3 SF sergeants cleared in leak of memo to reporter
Rachel Gordon, Chronicle Staff Writer
Copyright 2005 The Chronicle Publishing Co.
The San Francisco Police Commission, acting on the chief's recommendation, voted unanimously Wednesday night to drop internal disciplinary charges against three officers who were accused of leaking a confidential Police Department memo.
The charges were dropped after new evidence came forward that cleared the officers of wrongdoing, said Capt. Charles Keohane, who runs the department's risk management office. He would not disclose the exculpatory evidence.
Also declining comment was Police Chief Heather Fong, who filed the misconduct charges in August 2004 against former Sgt. Reno Rapagnani, now retired, his wife, Sgt. Leanna Dawydiak, and Sgt. Robert Bohanan.
As the charges were pending, Rapagnani and Dawydiak filed a federal lawsuit against Fong and the department, claiming they were being retaliated against for speaking publicly about deceptive police practices, a violation of their right to free speech.
A little more than a year before the charges were filed, Rapagnani and Dawydiak, who both worked as SFPD lawyers, publicly stated they believed the department was wrongfully withholding records of misconduct by officers.

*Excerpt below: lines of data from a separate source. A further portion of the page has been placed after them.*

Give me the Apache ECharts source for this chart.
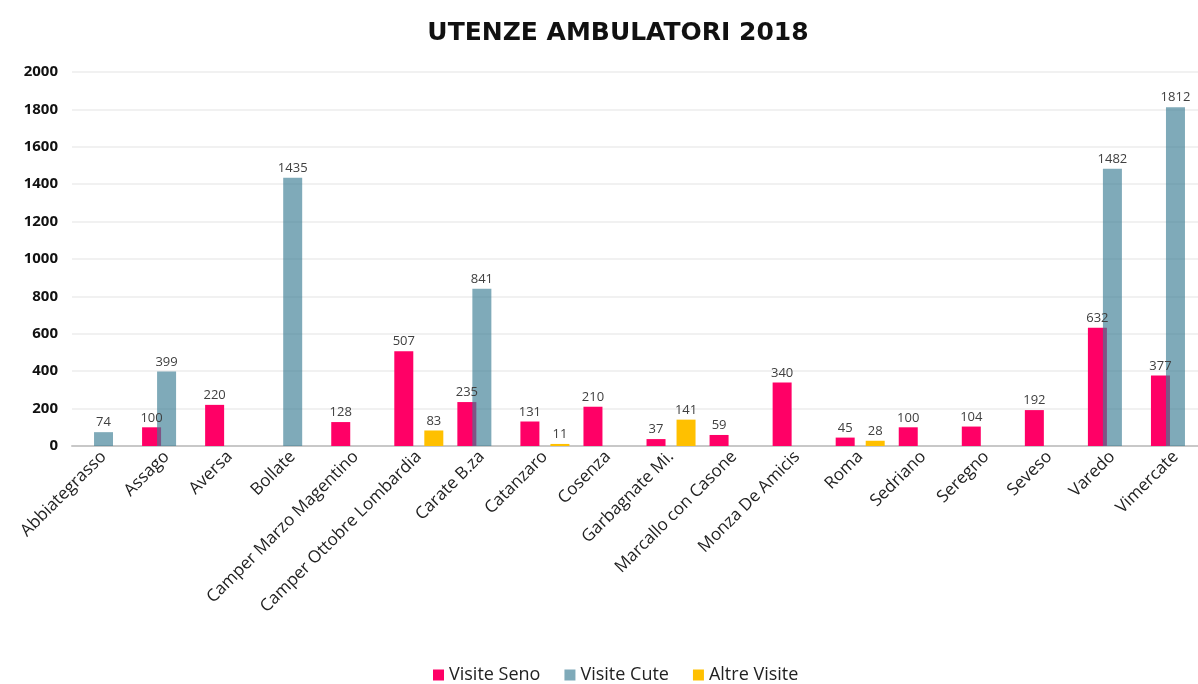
<!DOCTYPE html>
<html>
<head>
<meta charset="utf-8">
<script src="https://cdn.jsdelivr.net/npm/echarts@6/dist/echarts.min.js"></script>
<style>
  html, body { margin: 0; padding: 0; background: #fff; }
  #chart { width: 1198px; height: 684px; }
</style>
</head>
<body>
<div id="chart"></div>
<script>
const categories = ['Abbiategrasso', 'Assago', 'Aversa', 'Bollate', 'Camper Marzo Magentino',
  'Camper Ottobre Lombardia', 'Carate B.za', 'Catanzaro', 'Cosenza', 'Garbagnate Mi.',
  'Marcallo con Casone', 'Monza De Amicis', 'Roma', 'Sedriano', 'Seregno', 'Seveso',
  'Varedo', 'Vimercate'];

// '-' = nessun valore
const visiteSeno = ['-', 100, 220, '-', 128, 507, 235, 131, 210, 37, 59, 340, 45, 100, 104, 192, 632, 377];
const visiteCute = [74, 399, '-', 1435, '-', '-', 841, '-', '-', '-', '-', '-', '-', '-', '-', '-', 1482, 1812];
const altreVisite = ['-', '-', '-', '-', '-', 83, '-', 11, '-', 141, '-', '-', 28, '-', '-', '-', '-', '-'];

const yTicks = { min: 0, max: 2000, interval: 200 };

const chart = echarts.init(document.getElementById('chart'));

const labelStyle = {
    show: true,
    position: 'top',
    distance: 3,
    color: '#404040',
    fontSize: 13,
    fontFamily: 'Open Sans'
};

function makeSeries(name, data, color) {
    return {
        name: name,
        type: 'bar',
        data: data,
        barWidth: 19,
        barGap: '-21%',
        itemStyle: { color: color },
        label: labelStyle
    };
}

chart.setOption({
    animation: false,
    textStyle: { fontFamily: 'Open Sans' },
    title: {
        text: 'UTENZE AMBULATORI 2018',
        left: 613,
        textAlign: 'center',
        top: 16,
        textStyle: {
            fontFamily: 'DejaVu Sans',
            fontWeight: 'bold',
            fontSize: 25,
            color: '#111'
        }
    },
    legend: {
        bottom: -5,
        left: 428,
        itemWidth: 11,
        itemHeight: 11,
        itemGap: 24,
        icon: 'rect',
        textStyle: { fontSize: 18, color: '#222', fontFamily: 'Open Sans' },
        data: ['Visite Seno', 'Visite Cute', 'Altre Visite']
    },
    grid: {
        left: 72,
        width: 1135,
        top: 72,
        height: 374,
        outerBoundsMode: 'none',
        containLabel: false
    },
    xAxis: {
        type: 'category',
        data: categories,
        axisTick: { show: false },
        axisLine: { lineStyle: { color: '#c8c8c8', width: 2 } },
        axisLabel: {
            interval: 0,
            rotate: 45,
            fontSize: 17,
            color: '#222',
            margin: 8
        }
    },
    yAxis: {
        type: 'value',
        min: yTicks.min,
        max: yTicks.max,
        interval: yTicks.interval,
        axisLine: { show: false },
        axisTick: { show: false },
        splitLine: { lineStyle: { color: '#ececec', width: 1.5 } },
        axisLabel: {
            fontWeight: 'bold',
            fontSize: 15,
            color: '#111',
            margin: 14,
            formatter: v => String(v)
        }
    },
    series: [
        makeSeries('Visite Seno', visiteSeno, '#ff0066'),
        makeSeries('Visite Cute', visiteCute, 'rgba(60,126,149,0.66)'),
        makeSeries('Altre Visite', altreVisite, '#ffc000')
    ]
});
</script>
</body>
</html>
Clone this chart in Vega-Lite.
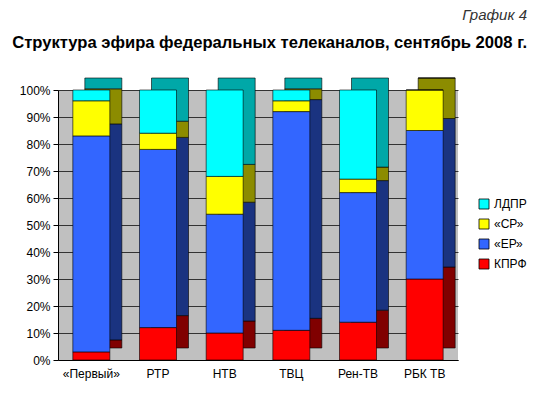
{
  "$schema": "https://vega.github.io/schema/vega-lite/v6.json",
  "width": 400,
  "height": 270,
  "padding": {"left": 5, "top": 8, "right": 5, "bottom": 5},
  "background": "white",
  "title": {
    "text": "График 4",
    "subtitle": "Структура эфира федеральных телеканалов, сентябрь 2008 г.",
    "anchor": "end",
    "frame": "bounds",
    "font": "Liberation Sans",
    "fontSize": 15,
    "fontStyle": "italic",
    "fontWeight": "normal",
    "color": "#333333",
    "subtitleFont": "Liberation Sans",
    "subtitleFontSize": 16.6,
    "subtitleFontWeight": "bold",
    "subtitleColor": "#000000",
    "subtitlePadding": 12,
    "offset": 26
  },
  "data": {
    "values": [
      {"channel": "«Первый»", "party": "КПРФ", "share": 3},
      {"channel": "«Первый»", "party": "«ЕР»", "share": 80},
      {"channel": "«Первый»", "party": "«СР»", "share": 13},
      {"channel": "«Первый»", "party": "ЛДПР", "share": 4},
      {"channel": "РТР", "party": "КПРФ", "share": 12},
      {"channel": "РТР", "party": "«ЕР»", "share": 66},
      {"channel": "РТР", "party": "«СР»", "share": 6},
      {"channel": "РТР", "party": "ЛДПР", "share": 16},
      {"channel": "НТВ", "party": "КПРФ", "share": 10},
      {"channel": "НТВ", "party": "«ЕР»", "share": 44},
      {"channel": "НТВ", "party": "«СР»", "share": 14},
      {"channel": "НТВ", "party": "ЛДПР", "share": 32},
      {"channel": "ТВЦ", "party": "КПРФ", "share": 11},
      {"channel": "ТВЦ", "party": "«ЕР»", "share": 81},
      {"channel": "ТВЦ", "party": "«СР»", "share": 4},
      {"channel": "ТВЦ", "party": "ЛДПР", "share": 4},
      {"channel": "Рен-ТВ", "party": "КПРФ", "share": 14},
      {"channel": "Рен-ТВ", "party": "«ЕР»", "share": 48},
      {"channel": "Рен-ТВ", "party": "«СР»", "share": 5},
      {"channel": "Рен-ТВ", "party": "ЛДПР", "share": 33},
      {"channel": "РБК ТВ", "party": "КПРФ", "share": 30},
      {"channel": "РБК ТВ", "party": "«ЕР»", "share": 55},
      {"channel": "РБК ТВ", "party": "«СР»", "share": 15},
      {"channel": "РБК ТВ", "party": "ЛДПР", "share": 0}
    ]
  },
  "transform": [
    {"calculate": "indexof(['КПРФ', '«ЕР»', '«СР»', 'ЛДПР'], datum.party)", "as": "stackOrder"}
  ],
  "encoding": {
    "x": {
      "field": "channel",
      "type": "nominal",
      "sort": null,
      "title": null,
      "axis": {
        "labelAngle": 0,
        "labelFont": "Liberation Sans",
        "labelFontSize": 12,
        "labelColor": "#000000",
        "labelPadding": 8,
        "ticks": false,
        "domainColor": "#000000"
      }
    },
    "y": {
      "field": "share",
      "type": "quantitative",
      "stack": "normalize",
      "scale": {"domain": [0, 1]},
      "title": null,
      "axis": {
        "values": [0, 0.1, 0.2, 0.3, 0.4, 0.5, 0.6, 0.7, 0.8, 0.9, 1],
        "format": ".0%",
        "labelFont": "Liberation Sans",
        "labelFontSize": 12,
        "labelColor": "#000000",
        "labelPadding": 3,
        "tickSize": 5,
        "tickColor": "#000000",
        "domainColor": "#000000",
        "minExtent": 53,
        "grid": true,
        "gridColor": "#333333",
        "gridWidth": 1
      }
    },
    "order": {"field": "stackOrder"}
  },
  "layer": [
    {
      "mark": {"type": "bar", "size": 37, "xOffset": 12, "yOffset": -12, "stroke": "#000000", "strokeWidth": 0.6},
      "encoding": {
        "color": {
          "field": "party",
          "type": "nominal",
          "scale": {
            "domain": ["ЛДПР", "«СР»", "«ЕР»", "КПРФ"],
            "range": ["#00A8A8", "#8C8C00", "#1A3380", "#800000"]
          },
          "legend": null
        }
      }
    },
    {
      "mark": {"type": "bar", "size": 37, "stroke": "#000000", "strokeWidth": 0.6},
      "encoding": {
        "color": {
          "field": "party",
          "type": "nominal",
          "scale": {
            "domain": ["ЛДПР", "«СР»", "«ЕР»", "КПРФ"],
            "range": ["#00FFFF", "#FFFF00", "#3366FF", "#FF0000"]
          },
          "legend": {
            "title": null,
            "orient": "none",
            "legendX": 420,
            "legendY": 108,
            "symbolType": "square",
            "symbolSize": 100,
            "symbolStrokeColor": "#000000",
            "symbolStrokeWidth": 0.8,
            "labelFont": "Liberation Sans",
            "labelFontSize": 12,
            "labelColor": "#000000",
            "rowPadding": 6,
            "labelOffset": 4
          }
        }
      }
    }
  ],
  "resolve": {"scale": {"color": "independent"}},
  "config": {
    "view": {"fill": "#C0C0C0", "stroke": null}
  }
}
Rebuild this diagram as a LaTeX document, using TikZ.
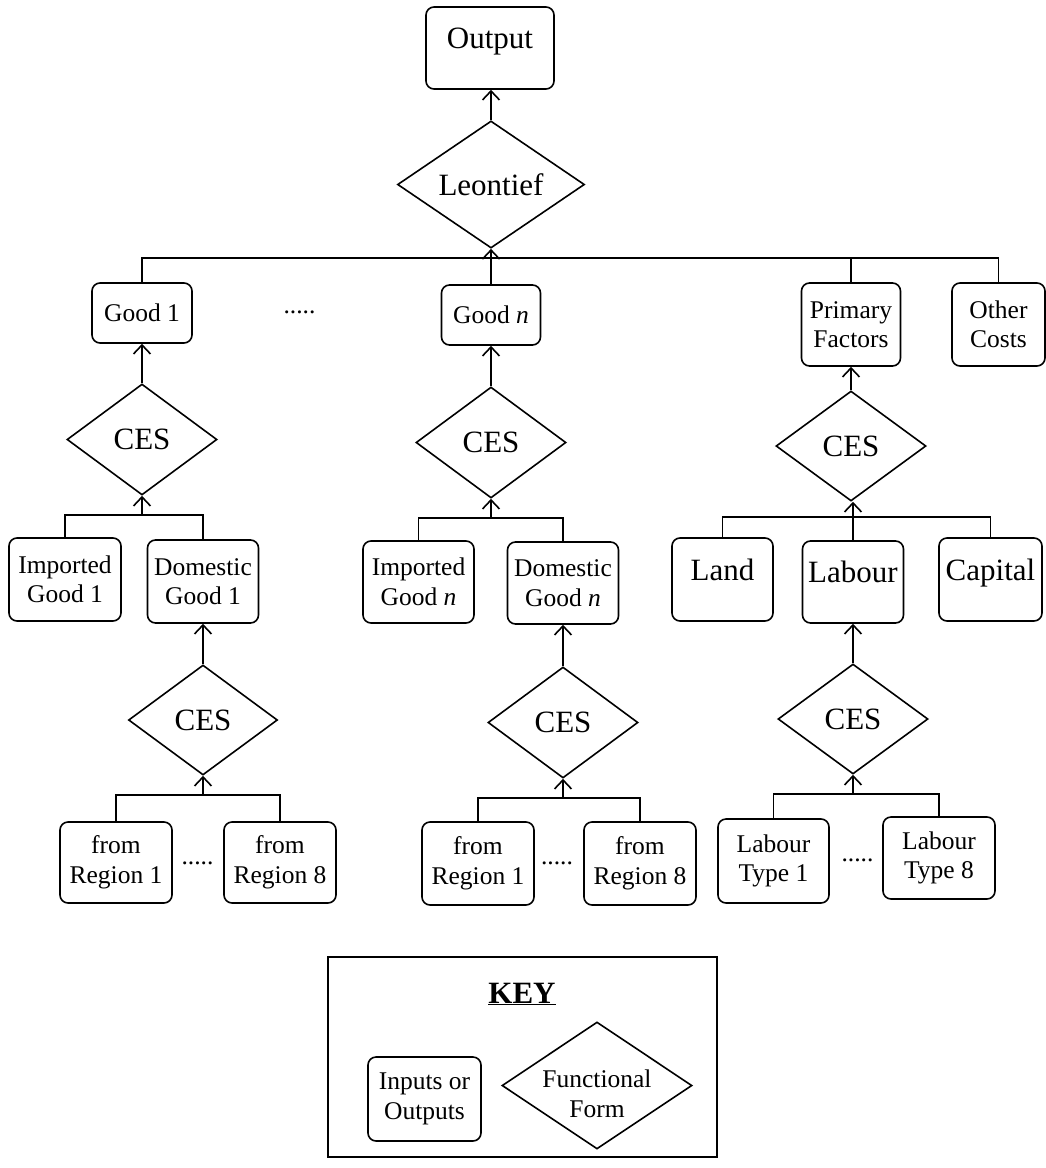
\documentclass[tikz,border=0pt]{standalone}
\usepackage{fontspec}
\setmainfont{Liberation Serif}
\usetikzlibrary{shapes.geometric,arrows.meta}
\newcommand\smf{\fontsize{25.5}{29.5}\selectfont}
\newcommand\lgf{\fontsize{31}{35}\selectfont}
\begin{document}
\begin{tikzpicture}[x=1pt,y=-1pt,
  box/.style={draw,rounded corners=8pt,line width=1.6pt,inner sep=0pt,align=center,font=\smf},
  dia/.style={draw,diamond,line width=1.6pt,inner sep=0pt,align=center,font=\lgf},
  smt/.style={inner sep=0pt,align=center,font=\smf},
  lgt/.style={inner sep=0pt,align=center,font=\lgf},
  ln/.style={line width=1.6pt},
  arr/.style={line width=1.6pt,-{Straight Barb[length=9pt,width=17pt]}}]
\useasboundingbox (0,0) rectangle (1046,1168);

% top
\node[box,minimum width=128pt,minimum height=82pt] (out) at (490,48) {};
\node[lgt,anchor=base] (outt) at (490,48) {Output};
\node[dia,minimum width=187pt,minimum height=125pt] (leon) at (491,184.5) {Leontief};
\draw[arr] (leon.north) -- (leon.north |- out.south);

% first row
\node[box,minimum width=100pt,minimum height=60pt] (g1) at (142,313) {Good 1};
\node[smt,anchor=base] (dots0) at (299.5,313) {.....};
\node[box,minimum width=99pt,minimum height=60pt] (gn) at (491,315) {Good \textit{n}};
\node[box,minimum width=99pt,minimum height=83pt] (pf) at (851,324.5) {Primary\\Factors};
\node[box,minimum width=93pt,minimum height=83pt] (oc) at (998.5,324.5) {Other\\Costs};
\coordinate (bus0) at (0,258);
\draw[ln] (g1.north) -- (g1.north |- bus0) -- (oc.north |- bus0) -- (oc.north);
\draw[ln] (pf.north) -- (pf.north |- bus0);
\draw[arr] (gn.north) -- (leon.south);

% CES level 1
\node[dia,minimum width=150pt,minimum height=111pt] (ces1) at (142,439.5) {CES};
\node[dia,minimum width=150pt,minimum height=111pt] (cesn) at (491,442.5) {CES};
\node[dia,minimum width=150pt,minimum height=110pt] (cesp) at (851,446) {CES};
\draw[arr] (ces1.north) -- (g1.south);
\draw[arr] (cesn.north) -- (gn.south);
\draw[arr] (cesp.north) -- (pf.south);

% second row
\node[box,minimum width=112pt,minimum height=83pt] (imp1) at (65,579.5) {Imported\\Good 1};
\node[box,minimum width=111pt,minimum height=83pt] (dom1) at (203,581.5) {Domestic\\Good 1};
\node[box,minimum width=111pt,minimum height=82pt] (impn) at (418.5,582) {Imported\\Good \textit{n}};
\node[box,minimum width=111pt,minimum height=82pt] (domn) at (563,583) {Domestic\\Good \textit{n}};
\node[box,minimum width=101pt,minimum height=83pt] (land) at (722.5,579.5) {};
\node[lgt,anchor=base] (landt) at (722.5,580) {Land};
\node[box,minimum width=101pt,minimum height=82pt] (lab) at (853,582) {};
\node[lgt,anchor=base] (labt) at (853,582) {Labour};
\node[box,minimum width=103pt,minimum height=83pt] (cap) at (990.5,579.5) {};
\node[lgt,anchor=base] (capt) at (990.5,580) {Capital};

\coordinate (bus1) at (0,515);
\coordinate (busn) at (0,518);
\coordinate (busp) at (0,517);
\draw[ln] (imp1.north) -- (imp1.north |- bus1) -- (dom1.north |- bus1) -- (dom1.north);
\draw[arr] (ces1.south |- bus1) -- (ces1.south);
\draw[ln] (impn.north) -- (impn.north |- busn) -- (domn.north |- busn) -- (domn.north);
\draw[arr] (cesn.south |- busn) -- (cesn.south);
\draw[ln] (land.north) -- (land.north |- busp) -- (cap.north |- busp) -- (cap.north);
\draw[arr] (lab.north) -- (lab.north |- cesp.south);

% CES level 2
\node[dia,minimum width=149pt,minimum height=110pt] (ces1b) at (203,720) {CES};
\node[dia,minimum width=150pt,minimum height=111pt] (cesnb) at (563,722.5) {CES};
\node[dia,minimum width=150pt,minimum height=110pt] (cesl) at (853,719) {CES};
\draw[arr] (ces1b.north) -- (dom1.south);
\draw[arr] (cesnb.north) -- (domn.south);
\draw[arr] (cesl.north) -- (lab.south);

% bottom row
\node[box,minimum width=112pt,minimum height=81pt] (r1a) at (116,862.5) {from\\Region 1};
\node[smt,anchor=base] (dots1) at (197.5,864) {.....};
\node[box,minimum width=112pt,minimum height=81pt] (r1b) at (280,862.5) {from\\Region 8};
\node[box,minimum width=112pt,minimum height=83pt] (rna) at (478,863.5) {from\\Region 1};
\node[smt,anchor=base] (dots2) at (557,864) {.....};
\node[box,minimum width=112pt,minimum height=83pt] (rnb) at (640,863.5) {from\\Region 8};
\node[box,minimum width=111pt,minimum height=84pt] (lt1) at (773.5,861) {Labour\\Type 1};
\node[smt,anchor=base] (dots3) at (857.5,861) {.....};
\node[box,minimum width=112pt,minimum height=82pt] (lt8) at (939,858) {Labour\\Type 8};

\coordinate (bus1b) at (0,795);
\coordinate (busnb) at (0,798);
\coordinate (busl) at (0,794);
\draw[ln] (r1a.north) -- (r1a.north |- bus1b) -- (r1b.north |- bus1b) -- (r1b.north);
\draw[arr] (ces1b.south |- bus1b) -- (ces1b.south);
\draw[ln] (rna.north) -- (rna.north |- busnb) -- (rnb.north |- busnb) -- (rnb.north);
\draw[arr] (cesnb.south |- busnb) -- (cesnb.south);
\draw[ln] (lt1.north) -- (lt1.north |- busl) -- (lt8.north |- busl) -- (lt8.north);
\draw[arr] (cesl.south |- busl) -- (cesl.south);

% key
\node[draw,line width=1.6pt,minimum width=389pt,minimum height=200pt,inner sep=0pt] (keybox) at (522.5,1057) {};
\node[lgt,anchor=base,font=\lgf\bfseries] (keyt) at (522,1003) {\underline{KEY}};
\node[box,minimum width=113pt,minimum height=84pt] (io) at (424.5,1099) {Inputs or\\Outputs};
\node[dia,minimum width=190pt,minimum height=127pt] (ff) at (597,1085.5) {};
\node[smt] (fft) at (597,1094) {Functional\\Form};
\end{tikzpicture}
\end{document}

In return for the commission dropping the misconduct charges, the couple agreed to drop the lawsuit. Dawydiak and Rapagnani said that as part of the settlement agreement, they would receive a combined $25,000.
"I'm glad this is over,'' Rapagnani said after the commission vote. "It's unfortunate that we had to go to federal court to clear our names.''
The three veteran officers attended the commission proceedings and were congratulated by family, friends and co-workers when their case was finally closed.
Fong had accused the officers of leaking a secret memo to a Chronicle reporter that discussed the job performance of former Officer Alex Fagan Jr. -- the son of former Police Chief Alex Fagan Sr. -- when he was a rookie on the force. The Sept. 19, 2002 memo, written by the younger Fagan's supervisor, said he had abused a suspect and couldn't control his anger. It was written shortly before Fagan Jr. and two other officers were involved in an altercation on Union Street with two civilians over a bag of steak fajitas.
As part of the investigation into the leak, police investigators looked at the officers' phone records to see whether they spoke with reporters. Rapagnani and Dawydiak admitted to regularly speaking with the press, but denied being the source of the leak of the memo to The Chronicle.
After they filed their lawsuit, Dawydiak and Rapagnani said they had given the reporter, Jaxon Van Derbeken, permission to say whether they were his sources for his reporting on the memo. The reporter then said they were not his sources, but he has not disclosed where he got his information.
"This was not the perfect resolution to this issue, but we believe it was the best outcome in order to allow our reporter to protect the confidentiality of his sources,'' said Chronicle Editor Phil Bronstein.